Here are some additional tests for test/tsd/TestHttpQuery.java that exercise that aspect:

  @Test
  public void badRequestDefaultSerializerRuntimeException() {
    HttpQuery query = NettyMocks.getQuery(tsdb, "/api/error");
    query.getQueryBaseRoute();
    try {
      throw new RuntimeException("Some runtime error");
    } catch (RuntimeException e) {
      try {
        throw new BadRequestException(e);
      } catch (BadRequestException bre) {
        query.badRequest(bre);
      }
    }
    assertEquals(HttpResponseStatus.BAD_REQUEST, query.response().getStatus());
    assertEquals(
        "{\"error\":{\"code\":400,\"message\":\"Some runtime error\"",
        query.response().getContent().toString(Charset.forName("UTF-8"))
        .substring(0, 51));
  }

  @Test
  public void badRequestDefaultSerializerRuntimeExceptionBlank() {
    HttpQuery query = NettyMocks.getQuery(tsdb, "/api/error");
    query.getQueryBaseRoute();
    try {
      throw new RuntimeException();
    } catch (RuntimeException e) {
      try {
        throw new BadRequestException(e);
      } catch (BadRequestException bre) {
        query.badRequest(bre);
      }
    }
    assertEquals(HttpResponseStatus.BAD_REQUEST, query.response().getStatus());
    assertEquals(
        "{\"error\":{\"code\":400,\"message\":\"An unknown exception occurred\",\"trace\":",
        query.response().getContent().toString(Charset.forName("UTF-8"))
        .substring(0, 71));
  }

  @Test
  public void badRequestDefaultSerializerNullPointerException() {
    HttpQuery query = NettyMocks.getQuery(tsdb, "/api/error");
    query.getQueryBaseRoute();
    try {
      throw new NullPointerException();
    } catch (NullPointerException e) {
      try {
        throw new BadRequestException(e);
      } catch (BadRequestException bre) {
        query.badRequest(bre);
      }
    }
    assertEquals(HttpResponseStatus.BAD_REQUEST, query.response().getStatus());
    assertEquals(
        "{\"error\":{\"code\":400,\"message\":\"An unknown exception occurred\",\"trace\":",
        query.response().getContent().toString(Charset.forName("UTF-8"))
        .substring(0, 71));
  }
manolama commented 3 years ago

Arguably, the problem is that src/tsd/QueryRpc.java should not assume that it is okay to convert all RuntimeException instances into BadRequestException instances in handleLastDataPointQuery, but that aspect is a bit harder to untangle.
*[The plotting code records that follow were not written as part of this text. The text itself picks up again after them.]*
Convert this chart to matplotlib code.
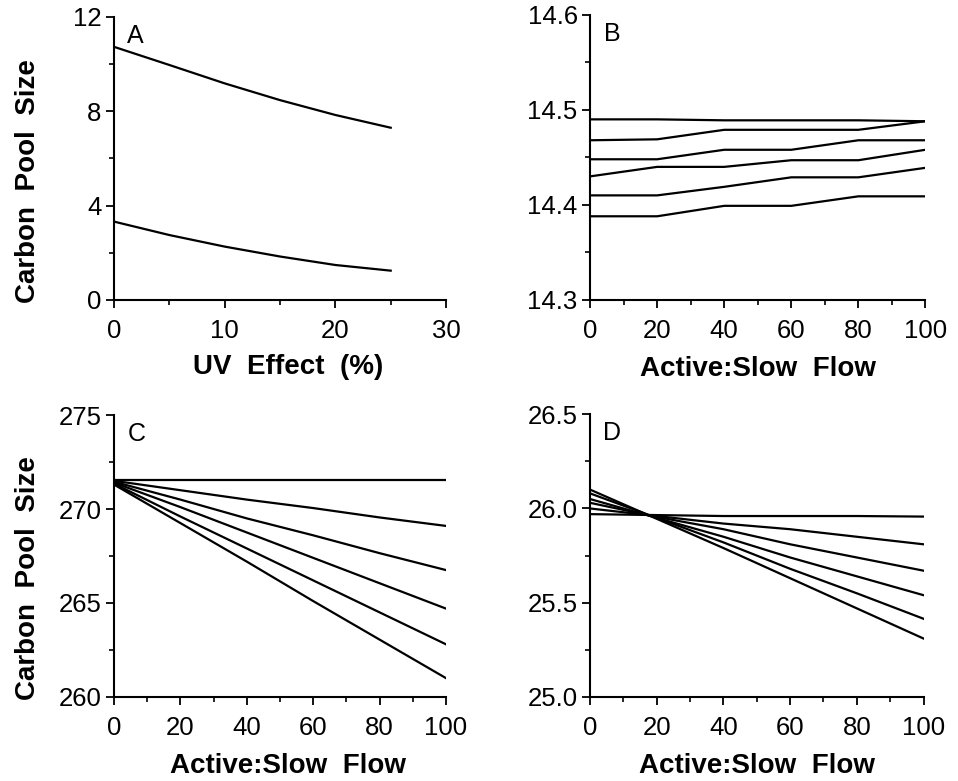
import numpy as np
import matplotlib.pyplot as plt
from matplotlib.ticker import MultipleLocator

plt.rcParams['font.family'] = ['Liberation Sans', 'DejaVu Sans']

# panel A: UV effect
uv_x = [0, 5, 10, 15, 20, 25]
uv_upper = [10.73, 9.96, 9.18, 8.47, 7.84, 7.30]
uv_lower = [3.32, 2.75, 2.26, 1.84, 1.48, 1.24]

# panels B-D: active:slow flow
flow_x = [0, 20, 40, 60, 80, 100]
b_lines = [
    [14.49, 14.49, 14.489, 14.489, 14.489, 14.488],
    [14.468, 14.469, 14.479, 14.479, 14.479, 14.488],
    [14.448, 14.448, 14.458, 14.458, 14.468, 14.468],
    [14.430, 14.440, 14.440, 14.447, 14.447, 14.458],
    [14.410, 14.410, 14.419, 14.429, 14.429, 14.439],
    [14.388, 14.388, 14.399, 14.399, 14.409, 14.409],
]
c_lines = [
    [271.55, 271.55, 271.55, 271.55, 271.55, 271.55],
    [271.50, 271.00, 270.50, 270.05, 269.55, 269.10],
    [271.45, 270.50, 269.50, 268.60, 267.65, 266.75],
    [271.40, 270.10, 268.75, 267.40, 266.05, 264.70],
    [271.35, 269.60, 267.90, 266.20, 264.50, 262.80],
    [271.30, 269.25, 267.20, 265.10, 263.05, 261.00],
]
d_lines = [
    [25.97, 25.965, 25.96, 25.96, 25.96, 25.957],
    [26.00, 25.96, 25.92, 25.89, 25.85, 25.81],
    [26.03, 25.955, 25.89, 25.81, 25.74, 25.67],
    [26.05, 25.95, 25.85, 25.74, 25.64, 25.54],
    [26.08, 25.95, 25.82, 25.68, 25.55, 25.415],
    [26.10, 25.945, 25.79, 25.63, 25.47, 25.31],
]

fig = plt.figure(figsize=(9.58, 7.81), dpi=100)
axA = fig.add_axes([0.119, 0.616, 0.3466, 0.3624])
axB = fig.add_axes([0.616, 0.616, 0.35, 0.365])
axC = fig.add_axes([0.119, 0.1076, 0.3466, 0.361])
axD = fig.add_axes([0.616, 0.1076, 0.348, 0.362])

lw = 1.6
axA.plot(uv_x, uv_upper, 'k-', lw=lw)
axA.plot(uv_x, uv_lower, 'k-', lw=lw)
for y in b_lines:
    axB.plot(flow_x, y, 'k-', lw=lw)
for y in c_lines:
    axC.plot(flow_x, y, 'k-', lw=lw)
for y in d_lines:
    axD.plot(flow_x, y, 'k-', lw=lw)

axA.set_xlim(0, 30)
axA.set_ylim(0, 12)
axA.xaxis.set_major_locator(MultipleLocator(10))
axA.xaxis.set_minor_locator(MultipleLocator(5))
axA.yaxis.set_major_locator(MultipleLocator(4))
axA.yaxis.set_minor_locator(MultipleLocator(2))

axB.set_xlim(0, 100)
axB.set_ylim(14.3, 14.6)
axB.yaxis.set_major_locator(MultipleLocator(0.1))
axB.yaxis.set_minor_locator(MultipleLocator(0.05))

axC.set_xlim(0, 100)
axC.set_ylim(260, 275)
axC.yaxis.set_major_locator(MultipleLocator(5))
axC.yaxis.set_minor_locator(MultipleLocator(2.5))

axD.set_xlim(0, 100)
axD.set_ylim(25.0, 26.5)
axD.yaxis.set_major_locator(MultipleLocator(0.5))
axD.yaxis.set_minor_locator(MultipleLocator(0.25))
axD.yaxis.set_major_formatter(plt.FormatStrFormatter('%.1f'))
axB.yaxis.set_major_formatter(plt.FormatStrFormatter('%.1f'))

for ax in (axB, axC, axD):
    ax.xaxis.set_major_locator(MultipleLocator(20))
    ax.xaxis.set_minor_locator(MultipleLocator(10))

for ax, letter in zip((axA, axB, axC, axD), 'ABCD'):
    ax.spines['top'].set_visible(False)
    ax.spines['right'].set_visible(False)
    ax.spines['left'].set_linewidth(1.5)
    ax.spines['bottom'].set_linewidth(1.5)
    ax.tick_params(which='major', direction='out', length=6, width=1.3,
                   labelsize=18.5)
    ax.tick_params(axis='x', which='major', pad=8)
    ax.tick_params(axis='y', which='major', pad=3)
    ax.tick_params(which='minor', direction='out', length=3.5, width=1.2)
    ax.text(0.04, 0.975, letter, transform=ax.transAxes, fontsize=18,
            va='top', ha='left')
    ax.margins(0)

axA.set_xlabel('UV  Effect  (%)', fontsize=20, fontweight='bold', labelpad=8)
for ax in (axB, axC, axD):
    ax.set_xlabel('Active:Slow  Flow', fontsize=20, fontweight='bold', labelpad=9)
for ax in (axA, axC):
    ax.xaxis.label.set_x(0.525)
    ax.set_ylabel('Carbon  Pool  Size', fontsize=20, fontweight='bold')
    ax.yaxis.set_label_coords(-0.22, 0.42)

fig.savefig('out.png', dpi=100)
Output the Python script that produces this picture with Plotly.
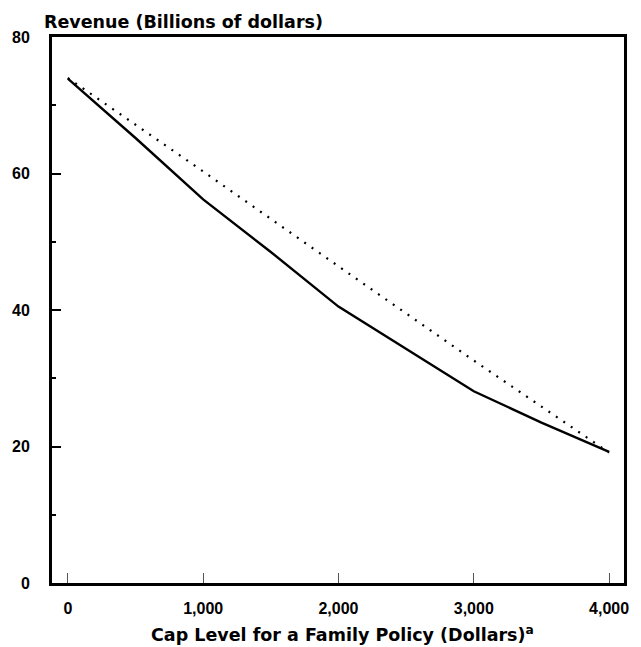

Agreed, definitely messy and hopefully a bit cleaner in 3.x

Great catch on this one, I doubt very many folks ran into it. Would you mind throwing in a PR that properly initializes the StringBuilder and adds those UTs? A constant is fine by me. Or would you like me to apply these? Thanks!

twegener-embertec commented 3 years ago

I wasn't sure on the best way to address this. My interim patch just tries to follow the pattern laid down by formatErrorV1(final Exception exception):

diff --git a/src/tsd/HttpSerializer.java b/src/tsd/HttpSerializer.java
index f6108466..bf21d8e5 100644
--- a/src/tsd/HttpSerializer.java
+++ b/src/tsd/HttpSerializer.java
@@ -851,22 +851,28 @@ public abstract class HttpSerializer {
    * @return A standard JSON error
    */
   public ChannelBuffer formatErrorV1(final BadRequestException exception) {
+    // It is possible for mesage and details to be null.
+    String message = exception.getMessage();
+    String details = exception.getDetails();
+    if (message == null) {
+      message = "An unknown exception occurred";
+    }
     StringBuilder output = 
-      new StringBuilder(exception.getMessage().length() * 2);
+      new StringBuilder(message.length() * 2);
     final String jsonp = query.getQueryStringParam("jsonp");
     if (jsonp != null && !jsonp.isEmpty()) {
       output.append(query.getQueryStringParam("jsonp") + "(");
     }
     output.append("{\"error\":{\"code\":");
     output.append(exception.getStatus().getCode());
-    final StringBuilder msg = new StringBuilder(exception.getMessage().length());
-    HttpQuery.escapeJson(exception.getMessage(), msg);
+    final StringBuilder msg = new StringBuilder(message.length());
+    HttpQuery.escapeJson(message, msg);
     output.append(",\"message\":\"").append(msg.toString()).append("\"");
-    if (!exception.getDetails().isEmpty()) {
-      final StringBuilder details = new StringBuilder(
-          exception.getDetails().length());
-      HttpQuery.escapeJson(exception.getDetails(), details);
-      output.append(",\"details\":\"").append(details.toString()).append("\"");
+    if (details != null && !details.isEmpty()) {
+      final StringBuilder edetails = new StringBuilder(
+          details.length());
+      HttpQuery.escapeJson(details, edetails);
+      output.append(",\"details\":\"").append(edetails.toString()).append("\"");
     }
     if (query.showStackTrace()) {
       ThrowableProxy tp = new ThrowableProxy(exception);

I'll leave it to you to season to your taste.

But if it makes life easier for you I can post a PR. Do I need to fill out a contributor agreement before submitting PRs for small things like that?